→ **DIRECTION**
Leaving out the pictures, retype all the material exactly.

→ **DATASET EXTRACT**
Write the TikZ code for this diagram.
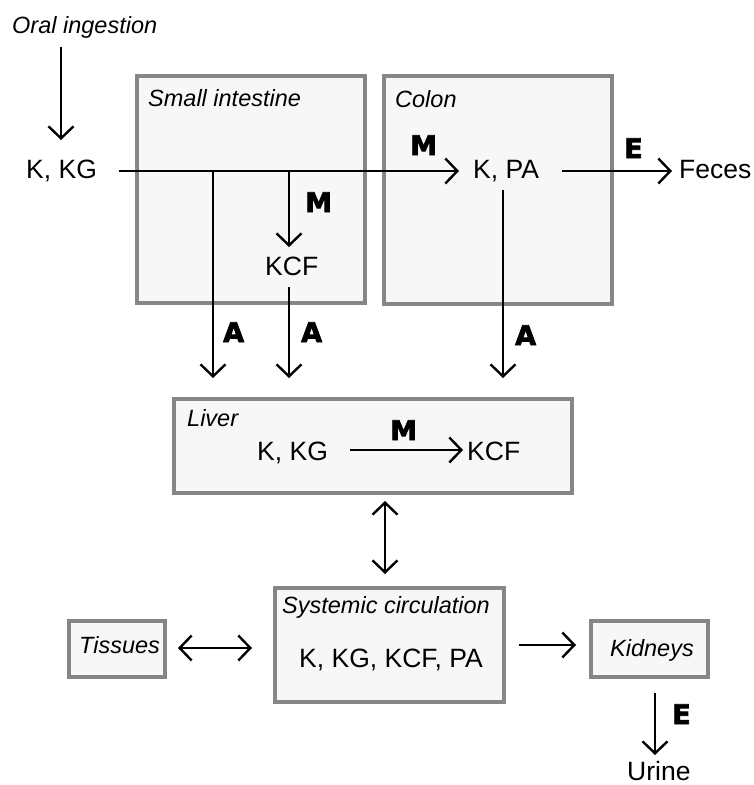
\documentclass[tikz,border=0pt]{standalone}
\usepackage{fontspec}
\setmainfont{Liberation Sans}
\newfontfamily\heavyfont[FakeBold=3]{DejaVu Sans Bold}
\usetikzlibrary{arrows.meta}
\definecolor{boxgray}{HTML}{868686}
\definecolor{boxfill}{HTML}{F7F7F7}
\tikzset{
  compartment/.style={draw=boxgray, line width=4pt, fill=boxfill},
  txt/.style={inner sep=0pt, anchor=base west, font=\fontsize{26.5}{30}\selectfont},
  ttl/.style={inner sep=0pt, anchor=base west, font=\fontsize{23.5}{28}\selectfont\itshape},
  proc/.style={inner sep=0pt, anchor=base west, font=\fontsize{27}{30}\selectfont\heavyfont},
  flow/.style={line width=2.4pt, -{Straight Barb[length=12pt,width=25pt]}},
  flowboth/.style={line width=2.4pt, {Straight Barb[length=12pt,width=25pt]}-{Straight Barb[length=12pt,width=25pt]}}
}
\begin{document}
\begin{tikzpicture}[x=1pt,y=-1pt]
\useasboundingbox (0,0) rectangle (753,785);
% compartments
\draw[compartment] (137,76) rectangle (365,303);
\draw[compartment] (384,76) rectangle (612,304);
\draw[compartment] (174,399) rectangle (572,493);
\draw[compartment] (275,588) rectangle (504,702);
\draw[compartment] (69,621) rectangle (165,677);
\draw[compartment] (591,621) rectangle (708,677);
% texts
\node[ttl] (oral) at (12,33) {Oral ingestion};
\node[txt] (kkg) at (26,178) {K, KG};
\node[ttl] (sitl) at (148,106) {Small intestine};
\node[proc] (msi) at (305,212) {M};
\node[txt] (kcfsi) at (265,275) {KCF};
\node[ttl] (cotl) at (395,107) {Colon};
\node[proc] (mco) at (410,155) {M};
\node[txt] (kpa) at (473,178) {K, PA};
\node[proc] (eco) at (624,158) {E};
\node[txt] (feces) at (679,178) {Feces};
\node[proc] (a1) at (223,342) {A};
\node[proc] (a2) at (301,342) {A};
\node[proc] (a3) at (515,345) {A};
\node[ttl] (livtl) at (187,426) {Liver};
\node[txt] (lkkg) at (257,460) {K, KG};
\node[proc] (mliv) at (390,440) {M};
\node[txt] (lkcf) at (467,460) {KCF};
\node[ttl] (systl) at (282,613) {Systemic circulation};
\node[txt] (sys) at (299,667) {K, KG, KCF, PA};
\node[ttl] (tis) at (79,653) {Tissues};
\node[ttl] (kid) at (610,656) {Kidneys};
\node[proc] (eur) at (672,724) {E};
\node[txt] (urine) at (627,780) {Urine};
% connector points
\coordinate (o1) at (61,47);   \coordinate (o2) at (61,140);
\coordinate (m1) at (119,171); \coordinate (m2) at (459,171);
\coordinate (b1) at (213,171); \coordinate (b1e) at (213,378);
\coordinate (b2) at (289,171); \coordinate (b2e) at (289,247);
\coordinate (k1) at (289,287); \coordinate (k1e) at (289,378);
\coordinate (c1) at (503,190); \coordinate (c1e) at (503,378);
\coordinate (e1) at (562,171); \coordinate (e1e) at (672,171);
\coordinate (l1) at (350,450); \coordinate (l1e) at (463,450);
\coordinate (d1) at (385,501); \coordinate (d1e) at (385,574);
\coordinate (t1) at (178,648); \coordinate (t1e) at (252,648);
\coordinate (r1) at (519,645); \coordinate (r1e) at (576,645);
\coordinate (u1) at (655,693); \coordinate (u1e) at (655,755);
% connectors
\draw[flow] (o1) -- (o2);
\draw[flow] (m1) -- (m2);
\draw[flow] (b1) -- (b1e);
\draw[flow] (b2) -- (b2e);
\draw[flow] (k1) -- (k1e);
\draw[flow] (c1) -- (c1e);
\draw[flow] (e1) -- (e1e);
\draw[flow] (l1) -- (l1e);
\draw[flowboth] (d1) -- (d1e);
\draw[flowboth] (t1) -- (t1e);
\draw[flow] (r1) -- (r1e);
\draw[flow] (u1) -- (u1e);
\end{tikzpicture}
\end{document}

→ **RESPONSE**
Write the TikZ code for this diagram.
\documentclass[tikz,border=0pt]{standalone}
\usepackage{fontspec}
\setmainfont{Liberation Sans}
\newfontfamily\heavyfont[FakeBold=3]{DejaVu Sans Bold}
\usetikzlibrary{arrows.meta}
\definecolor{boxgray}{HTML}{868686}
\definecolor{boxfill}{HTML}{F7F7F7}
\tikzset{
  compartment/.style={draw=boxgray, line width=4pt, fill=boxfill},
  txt/.style={inner sep=0pt, anchor=base west, font=\fontsize{26.5}{30}\selectfont},
  ttl/.style={inner sep=0pt, anchor=base west, font=\fontsize{23.5}{28}\selectfont\itshape},
  proc/.style={inner sep=0pt, anchor=base west, font=\fontsize{27}{30}\selectfont\heavyfont},
  flow/.style={line width=2.4pt, -{Straight Barb[length=12pt,width=25pt]}},
  flowboth/.style={line width=2.4pt, {Straight Barb[length=12pt,width=25pt]}-{Straight Barb[length=12pt,width=25pt]}}
}
\begin{document}
\begin{tikzpicture}[x=1pt,y=-1pt]
\useasboundingbox (0,0) rectangle (753,785);
% compartments
\draw[compartment] (137,76) rectangle (365,303);
\draw[compartment] (384,76) rectangle (612,304);
\draw[compartment] (174,399) rectangle (572,493);
\draw[compartment] (275,588) rectangle (504,702);
\draw[compartment] (69,621) rectangle (165,677);
\draw[compartment] (591,621) rectangle (708,677);
% texts
\node[ttl] (oral) at (12,33) {Oral ingestion};
\node[txt] (kkg) at (26,178) {K, KG};
\node[ttl] (sitl) at (148,106) {Small intestine};
\node[proc] (msi) at (305,212) {M};
\node[txt] (kcfsi) at (265,275) {KCF};
\node[ttl] (cotl) at (395,107) {Colon};
\node[proc] (mco) at (410,155) {M};
\node[txt] (kpa) at (473,178) {K, PA};
\node[proc] (eco) at (624,158) {E};
\node[txt] (feces) at (679,178) {Feces};
\node[proc] (a1) at (223,342) {A};
\node[proc] (a2) at (301,342) {A};
\node[proc] (a3) at (515,345) {A};
\node[ttl] (livtl) at (187,426) {Liver};
\node[txt] (lkkg) at (257,460) {K, KG};
\node[proc] (mliv) at (390,440) {M};
\node[txt] (lkcf) at (467,460) {KCF};
\node[ttl] (systl) at (282,613) {Systemic circulation};
\node[txt] (sys) at (299,667) {K, KG, KCF, PA};
\node[ttl] (tis) at (79,653) {Tissues};
\node[ttl] (kid) at (610,656) {Kidneys};
\node[proc] (eur) at (672,724) {E};
\node[txt] (urine) at (627,780) {Urine};
% connector points
\coordinate (o1) at (61,47);   \coordinate (o2) at (61,140);
\coordinate (m1) at (119,171); \coordinate (m2) at (459,171);
\coordinate (b1) at (213,171); \coordinate (b1e) at (213,378);
\coordinate (b2) at (289,171); \coordinate (b2e) at (289,247);
\coordinate (k1) at (289,287); \coordinate (k1e) at (289,378);
\coordinate (c1) at (503,190); \coordinate (c1e) at (503,378);
\coordinate (e1) at (562,171); \coordinate (e1e) at (672,171);
\coordinate (l1) at (350,450); \coordinate (l1e) at (463,450);
\coordinate (d1) at (385,501); \coordinate (d1e) at (385,574);
\coordinate (t1) at (178,648); \coordinate (t1e) at (252,648);
\coordinate (r1) at (519,645); \coordinate (r1e) at (576,645);
\coordinate (u1) at (655,693); \coordinate (u1e) at (655,755);
% connectors
\draw[flow] (o1) -- (o2);
\draw[flow] (m1) -- (m2);
\draw[flow] (b1) -- (b1e);
\draw[flow] (b2) -- (b2e);
\draw[flow] (k1) -- (k1e);
\draw[flow] (c1) -- (c1e);
\draw[flow] (e1) -- (e1e);
\draw[flow] (l1) -- (l1e);
\draw[flowboth] (d1) -- (d1e);
\draw[flowboth] (t1) -- (t1e);
\draw[flow] (r1) -- (r1e);
\draw[flow] (u1) -- (u1e);
\end{tikzpicture}
\end{document}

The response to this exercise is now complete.